Le raisonnement binaire de Dupontel, celui dont il a toujours joué – de Bernie et son côté punks vs bourgeoisie à Adieu les cons et ses employés-citoyens contre l’État-police, en passant par la romance entre un criminel et une juge de 9 mois ferme – trouve un certain paroxysme qui vire à une forme de macronisme des plus pernicieux dans cette opposition/réconciliation. Le bon fond des deux frères met en exergue la pourriture d’un système incarné par les patrons-riches-policiers-racistes, grands ennemis des utopies duponteliennes, ici étrangement réunis et réduits à des entités abstraites au temps d’écran ridicule (deux saynètes avec le chef de la chaîne télé, et le débat avec le candidat adverse, sorte de cliché de pantin du RN qui parle dix secondes). Point de réel antagonisme si ce n’est l’idée du Mal social et extrême que se fait Dupontel, et que toute personne censée selon lui se ferait ; idéal pour y opposer un Bien, tout aussi fourre-tout et simpliste au point de ne plus signifier grand-chose. Car si la politique bascule rapidement au second plan de ce Second tour – qui tend au conte familial sur fond d’humour lourd plutôt qu’à la satire grinçante –, elle est pourtant la toile de fond de toutes les péripéties. De la réalité des problèmes actuels et des éventuels – et nécessaires – changements à apporter, Dupontel ne dit rien à part qu’il faut préserver la nature et accepter l’immigration dans un monologue sur les abeilles à faire chauffer les oreilles de tout être un tant soit peu engagé sur ces luttes.

Ce qui intéresse Dupontel, c’est sa propre image, celle qu’il renvoie à tous niveaux, en tant qu’acteur – rôle double pour doubler la palette de jeu –, que cinéaste – montrer qu’il est toujours aussi en forme, à grands renforts d’effets et mouvements de caméra hideux à donner la nausée – et en tant qu’homme engagé – montrer qu’en grattant un peu, derrière la superstar, l’anar demeure. D’où le cœur du film, cette longue séquence en champ/contrechamp où l’acteur cinéaste se confronte à son reflet, après que l’un des Dupontel ait sauvé l’autre. On pourrait presque s’émouvoir de cet instant de poésie fraternelle, avec ce chaînon manquant qui retrouve sa place logique dans un récit jusque-là tronqué pour un terrible duel de chamallow.
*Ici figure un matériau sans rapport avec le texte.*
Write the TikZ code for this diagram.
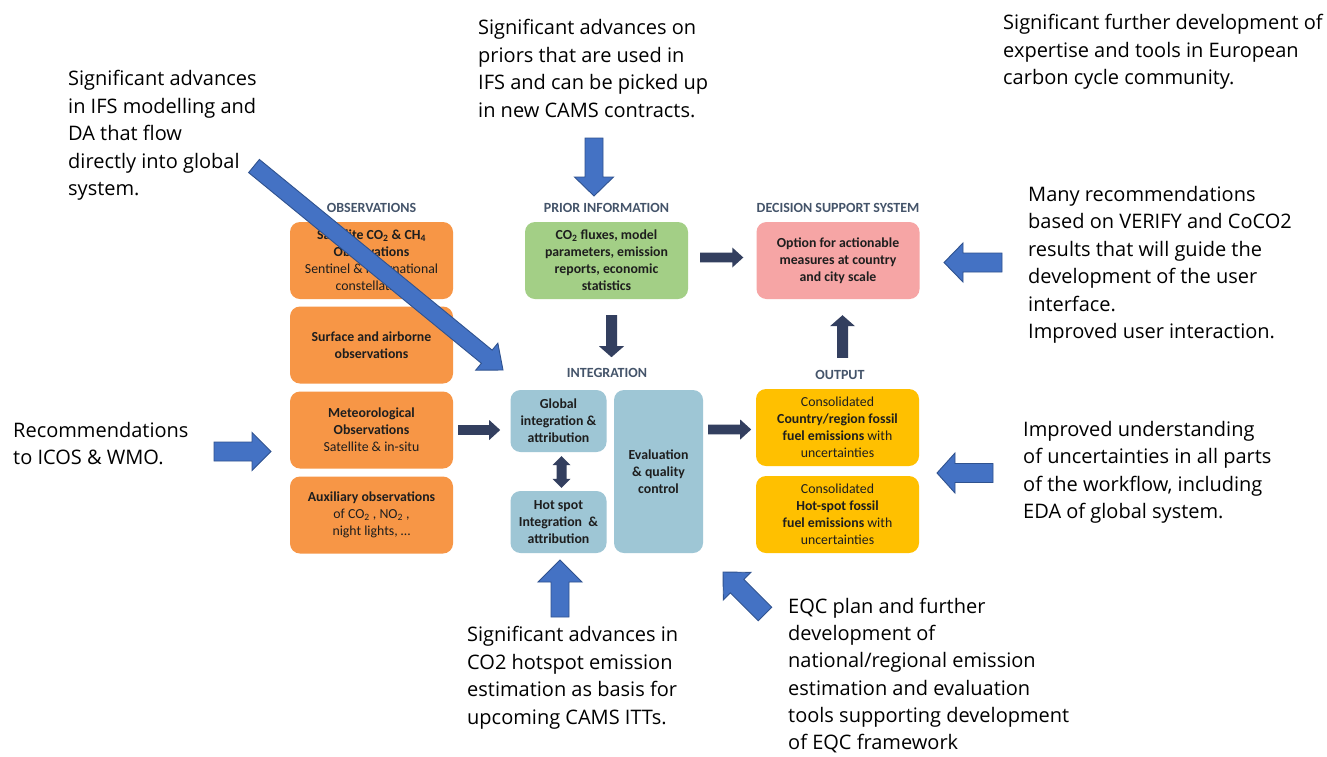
\documentclass[tikz,border=0pt]{standalone}
\usepackage{fontspec}
\setmainfont{Carlito}
\newfontfamily\annfont{Open Sans}
\usetikzlibrary{calc}
\definecolor{obsorange}{HTML}{F79646}
\definecolor{priorgreen}{HTML}{A3CF86}
\definecolor{dsspink}{HTML}{F6A5A5}
\definecolor{intblue}{HTML}{9EC6D5}
\definecolor{outyellow}{HTML}{FFC000}
\definecolor{hdrcol}{HTML}{44546A}
\definecolor{navy}{HTML}{333F5F}
\definecolor{bluefill}{HTML}{4472C4}
\definecolor{blueline}{HTML}{2F528F}
\definecolor{boxtext}{HTML}{1E1E1E}

\newcommand\blockarrow[6]{%
  \path let \p1=(#2), \p2=(#3) in \pgfextra{%
    \pgfmathsetmacro\baang{atan2(\y2-\y1,\x2-\x1)}%
    \pgfmathsetmacro\balen{veclen(\x2-\x1,\y2-\y1)}%
    \pgfmathsetmacro\babase{\balen-#6}%
    \xdef\baang{\baang}\xdef\balen{\balen}\xdef\babase{\babase}%
    \xdef\bax{\x1}\xdef\bay{\y1}};
  \path[#1, shift={(\bax,\bay)}, rotate=\baang]
    (0pt,-#4pt) -- (\babase pt,-#4pt) -- (\babase pt,-#5pt) -- (\balen pt,0pt)
    -- (\babase pt,#5pt) -- (\babase pt,#4pt) -- (0pt,#4pt) -- cycle;
}
\newcommand\dblblockarrow[6]{%
  \path let \p1=(#2), \p2=(#3) in \pgfextra{%
    \pgfmathsetmacro\baang{atan2(\y2-\y1,\x2-\x1)}%
    \pgfmathsetmacro\balen{veclen(\x2-\x1,\y2-\y1)}%
    \pgfmathsetmacro\babase{\balen-#6}%
    \xdef\baang{\baang}\xdef\balen{\balen}\xdef\babase{\babase}%
    \xdef\bax{\x1}\xdef\bay{\y1}};
  \path[#1, shift={(\bax,\bay)}, rotate=\baang]
    (0pt,0pt) -- (#6pt,-#5pt) -- (#6pt,-#4pt) -- (\babase pt,-#4pt) -- (\babase pt,-#5pt) -- (\balen pt,0pt)
    -- (\babase pt,#5pt) -- (\babase pt,#4pt) -- (#6pt,#4pt) -- (#6pt,#5pt) -- cycle;
}

\begin{document}
\begin{tikzpicture}[x=1pt,y=-1pt,
  box/.style={rounded corners=10pt, minimum width=163pt, minimum height=77pt, inner sep=2pt,
    align=center, font=\fontsize{13.8}{17}\selectfont, text=boxtext},
  smallbox/.style={box, minimum width=96pt, minimum height=62pt},
  hdr/.style={font=\bfseries\fontsize{14}{16}\selectfont, text=hdrcol, inner sep=0pt},
  ann/.style={anchor=north west, inner sep=0pt, align=left, text=black,
    font=\annfont\fontsize{20}{27.5}\selectfont},
  navyarrow/.style={fill=navy},
  bluearrow/.style={fill=bluefill, draw=blueline, line width=0.9pt, line join=miter}]
\useasboundingbox (0,0) rectangle (1327,756);
\fill[white] (0,0) rectangle (1327,756);

% headers
\node[hdr] (hobs) at (371.5,208) {OBSERVATIONS};
\node[hdr] (hprior) at (606.5,208) {PRIOR INFORMATION};
\node[hdr] (hdss) at (838,208) {DECISION SUPPORT SYSTEM};
\node[hdr] (hint) at (607,373) {INTEGRATION};
\node[hdr] (hout) at (840,375) {OUTPUT};

% observation boxes
\node[box, fill=obsorange] (sat) at (371.5,260.5)
  {\textbf{Satellite CO\textsubscript{2} \& CH\textsubscript{4}}\\\textbf{Observations}\\Sentinel \& international\\constellation};
\node[box, fill=obsorange] (surf) at (371.5,345)
  {\textbf{Surface and airborne}\\\textbf{observations}};
\node[box, fill=obsorange] (met) at (371.5,430)
  {\textbf{Meteorological}\\\textbf{Observations}\\Satellite \& in-situ};
\node[box, fill=obsorange] (aux) at (371.5,515)
  {\textbf{Auxiliary observations}\\of CO\textsubscript{2} , NO\textsubscript{2} ,\\night lights, \dots};

% prior and DSS
\node[box, fill=priorgreen] (prior) at (606.5,260.5)
  {\textbf{CO\textsubscript{2} fluxes, model}\\\textbf{parameters, emission}\\\textbf{reports, economic}\\\textbf{statistics}};
\node[box, fill=dsspink] (dss) at (838,260.5)
  {\textbf{Option for actionable}\\\textbf{measures at country}\\\textbf{and city scale}};

% integration
\node[smallbox, fill=intblue] (glob) at (558.5,421)
  {\textbf{Global}\\\textbf{integration \&}\\\textbf{attribution}};
\node[smallbox, fill=intblue] (hot) at (558.5,522)
  {\textbf{Hot spot}\\\textbf{Integration~ \&}\\\textbf{attribution}};
\node[box, fill=intblue, minimum width=89pt, minimum height=163pt] (eval) at (658.5,471.5)
  {\textbf{Evaluation}\\\textbf{\& quality}\\\textbf{control}};

% output
\node[box, fill=outyellow] (out1) at (837.5,427.5)
  {Consolidated\\\textbf{Country/region fossil}\\\textbf{fuel emissions} with\\uncertainties};
\node[box, fill=outyellow] (out2) at (837.5,514.5)
  {Consolidated\\\textbf{Hot-spot fossil}\\\textbf{fuel emissions} with\\uncertainties};

% navy arrows
\blockarrow{navyarrow}{$(prior.east)+(12,-3)$}{$(dss.west)+(-13,-3)$}{4.8}{10}{11}
\blockarrow{navyarrow}{$(prior.south)+(5,16)$}{$(prior.south)+(5,58)$}{5.5}{12.5}{11}
\blockarrow{navyarrow}{$(met.east)+(5,0)$}{$(met.east)+(47,0)$}{4.8}{10}{11}
\blockarrow{navyarrow}{$(eval.east)+(5,-42)$}{$(eval.east)+(48,-42)$}{4.8}{10}{11}
\blockarrow{navyarrow}{$(out1.north)+(5,-31)$}{$(dss.south)+(4.5,16)$}{5.5}{12.5}{11}
\dblblockarrow{navyarrow}{$(glob.south)+(3,4)$}{$(hot.north)+(3,-3)$}{5}{9}{9}

% annotations
\node[ann] (a1) at (68,70) {Significant advances\\in IFS modelling and\\DA that flow\\directly into global\\system.};
\node[ann] (a2) at (478,19) {Significant advances on\\priors that are used in\\IFS and can be picked up\\in new CAMS contracts.};
\node[ann] (a3) at (1003,14) {Significant further development of\\expertise and tools in European\\carbon cycle community.};
\node[ann] (a4) at (1028,186) {Many recommendations\\based on VERIFY and CoCO2\\results that will guide the\\development of the user\\interface.\\Improved user interaction.};
\node[ann] (a5) at (1023,421) {Improved understanding\\of uncertainties in all parts\\of the workflow, including\\EDA of global system.};
\node[ann] (a6) at (13,422) {Recommendations\\to ICOS \& WMO.};
\node[ann] (a7) at (467,626) {Significant advances in\\CO2 hotspot emission\\estimation as basis for\\upcoming CAMS ITTs.};
\node[ann, font=\annfont\fontsize{20}{27.2}\selectfont] (a8) at (788,598) {EQC plan and further\\development of\\national/regional emission\\estimation and evaluation\\tools supporting development\\of EQC framework};

% blue arrows
\coordinate (b1s) at (594,138); \coordinate (b1e) at (594,196);
\coordinate (b2s) at (1002,262.5); \coordinate (b2e) at (944,262.5);
\coordinate (b3s) at (993,473); \coordinate (b3e) at (937,473);
\coordinate (b4s) at (214,451.5); \coordinate (b4e) at (271,451.5);
\coordinate (b5s) at (560,617); \coordinate (b5e) at (560,560);
\coordinate (b6s) at (765,614); \coordinate (b6e) at (723,572);
\coordinate (b7s) at (254,166); \coordinate (b7e) at (503,370);
\blockarrow{bluearrow}{b1s}{b1e}{9}{19.5}{19}
\blockarrow{bluearrow}{b2s}{b2e}{9.5}{19.5}{19}
\blockarrow{bluearrow}{b3s}{b3e}{9.5}{20}{18}
\blockarrow{bluearrow}{b4s}{b4e}{9.5}{19}{19}
\blockarrow{bluearrow}{b5s}{b5e}{9}{22}{22}
\blockarrow{bluearrow}{b6s}{b6e}{9.5}{19.5}{20}
\blockarrow{bluearrow}{b7s}{b7e}{8.5}{17.5}{21}
\end{tikzpicture}
\end{document}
Mais c’est chose impossible. Impossible car les enjeux derrière ces deux êtres et ce qu’ils représentent – des mannequins affublés des oripeaux d’un cinéaste embourgeoisé malgré lui qui tente de garder la face – sont factices et dessinent la parfaite impasse dans laquelle se trouve le cinéma de Dupontel. Là où le monde était auparavant un champ des possibles (revoir Enfermés dehors), des contradictions politiques et sociales (revoir Bernie), à investir physiquement par ceux qui le peuplent pour survivre (revoir Au revoir là-haut), et qui subissait matériellement les agissements humains, il doit désormais se réduire à une réflexion pseudo-métaphysique – Le Créateur avait déjà cette dimension, mais s’éloignait par principe de toute réalité sociale, d’où sa certaine réussite –, sous forme de ping-pong absurde dans un salon mal éclairé. Ce n’est pas en montrant, non sans gêne, le vol d’un aigle en numérique, témoin à ses yeux de la grandeur de la nature, qu’il peut compenser cette perte tragique qui faisait le sel de son regard. Il est triste de constater que, derrière la dénonciation par Dupontel d’une certaine caste se cache en réalité une déconnexion partagée vis-à-vis de ceux à qui il entend s’adresser.